DATA LISTING:

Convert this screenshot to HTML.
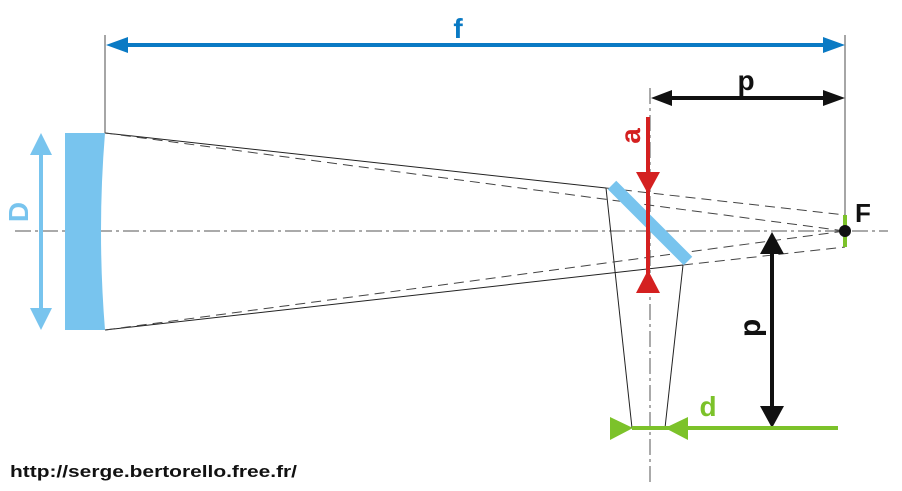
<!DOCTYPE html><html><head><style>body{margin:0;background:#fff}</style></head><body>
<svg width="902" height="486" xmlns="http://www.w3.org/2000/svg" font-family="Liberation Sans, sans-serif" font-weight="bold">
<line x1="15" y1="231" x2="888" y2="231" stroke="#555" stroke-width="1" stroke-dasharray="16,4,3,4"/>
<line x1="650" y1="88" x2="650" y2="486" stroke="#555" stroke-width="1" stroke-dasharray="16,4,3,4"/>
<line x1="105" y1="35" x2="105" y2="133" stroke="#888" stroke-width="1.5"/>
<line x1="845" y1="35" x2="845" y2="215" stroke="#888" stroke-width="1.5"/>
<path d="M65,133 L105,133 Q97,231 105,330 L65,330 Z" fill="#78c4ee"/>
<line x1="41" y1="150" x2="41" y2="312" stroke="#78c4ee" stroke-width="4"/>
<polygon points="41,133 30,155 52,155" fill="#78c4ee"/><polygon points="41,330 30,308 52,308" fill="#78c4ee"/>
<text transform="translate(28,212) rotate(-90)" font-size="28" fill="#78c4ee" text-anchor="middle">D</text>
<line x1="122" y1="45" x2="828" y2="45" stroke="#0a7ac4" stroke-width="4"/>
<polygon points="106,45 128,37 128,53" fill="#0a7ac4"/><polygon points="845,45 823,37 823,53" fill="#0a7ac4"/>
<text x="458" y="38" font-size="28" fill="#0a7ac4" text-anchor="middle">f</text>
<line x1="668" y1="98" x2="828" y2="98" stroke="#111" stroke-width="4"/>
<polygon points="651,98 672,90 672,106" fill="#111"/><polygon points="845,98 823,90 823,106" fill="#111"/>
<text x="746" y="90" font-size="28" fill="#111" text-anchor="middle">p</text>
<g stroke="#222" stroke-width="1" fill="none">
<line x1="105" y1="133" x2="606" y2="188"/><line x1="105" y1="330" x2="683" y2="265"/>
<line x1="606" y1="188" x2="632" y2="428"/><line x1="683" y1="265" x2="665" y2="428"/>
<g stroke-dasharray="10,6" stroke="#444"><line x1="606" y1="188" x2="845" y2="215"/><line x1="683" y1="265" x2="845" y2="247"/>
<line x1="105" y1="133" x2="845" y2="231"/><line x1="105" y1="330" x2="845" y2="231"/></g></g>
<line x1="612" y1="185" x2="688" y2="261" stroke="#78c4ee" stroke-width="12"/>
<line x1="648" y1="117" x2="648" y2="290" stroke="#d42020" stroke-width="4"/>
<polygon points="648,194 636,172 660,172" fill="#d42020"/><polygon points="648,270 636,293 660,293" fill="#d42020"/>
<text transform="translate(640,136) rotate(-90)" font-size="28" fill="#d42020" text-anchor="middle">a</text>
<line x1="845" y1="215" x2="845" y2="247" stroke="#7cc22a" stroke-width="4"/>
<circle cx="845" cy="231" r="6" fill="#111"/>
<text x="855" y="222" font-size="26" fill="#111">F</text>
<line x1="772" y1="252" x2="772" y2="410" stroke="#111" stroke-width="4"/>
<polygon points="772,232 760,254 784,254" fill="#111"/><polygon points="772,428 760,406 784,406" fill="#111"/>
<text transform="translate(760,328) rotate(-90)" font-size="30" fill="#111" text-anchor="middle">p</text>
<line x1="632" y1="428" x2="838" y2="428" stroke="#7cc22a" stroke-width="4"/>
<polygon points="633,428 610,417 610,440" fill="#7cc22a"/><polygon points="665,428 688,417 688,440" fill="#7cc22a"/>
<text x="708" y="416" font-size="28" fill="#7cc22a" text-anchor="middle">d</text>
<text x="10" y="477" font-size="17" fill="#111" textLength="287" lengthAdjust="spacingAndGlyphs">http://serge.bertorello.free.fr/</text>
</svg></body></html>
* * *
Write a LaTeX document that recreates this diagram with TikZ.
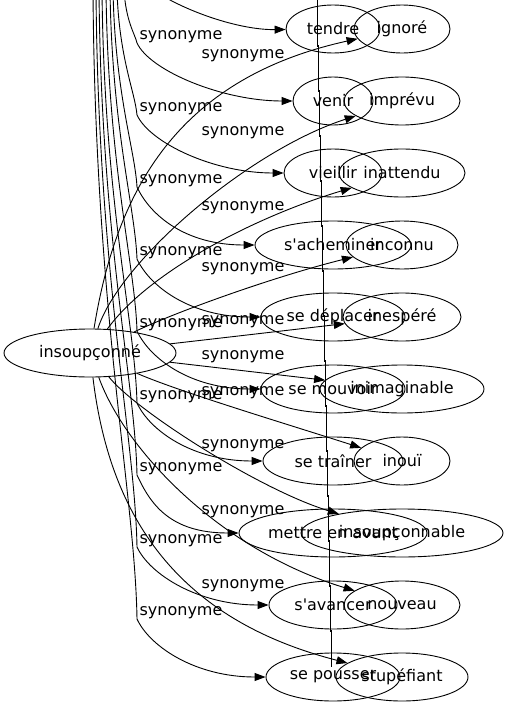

EXERCISE AIM: Pick out all lines containing the string "this".

TASK OUTPUT:
Convert this screenshot to HTML.
Write a LaTeX document that recreates this diagram with TikZ.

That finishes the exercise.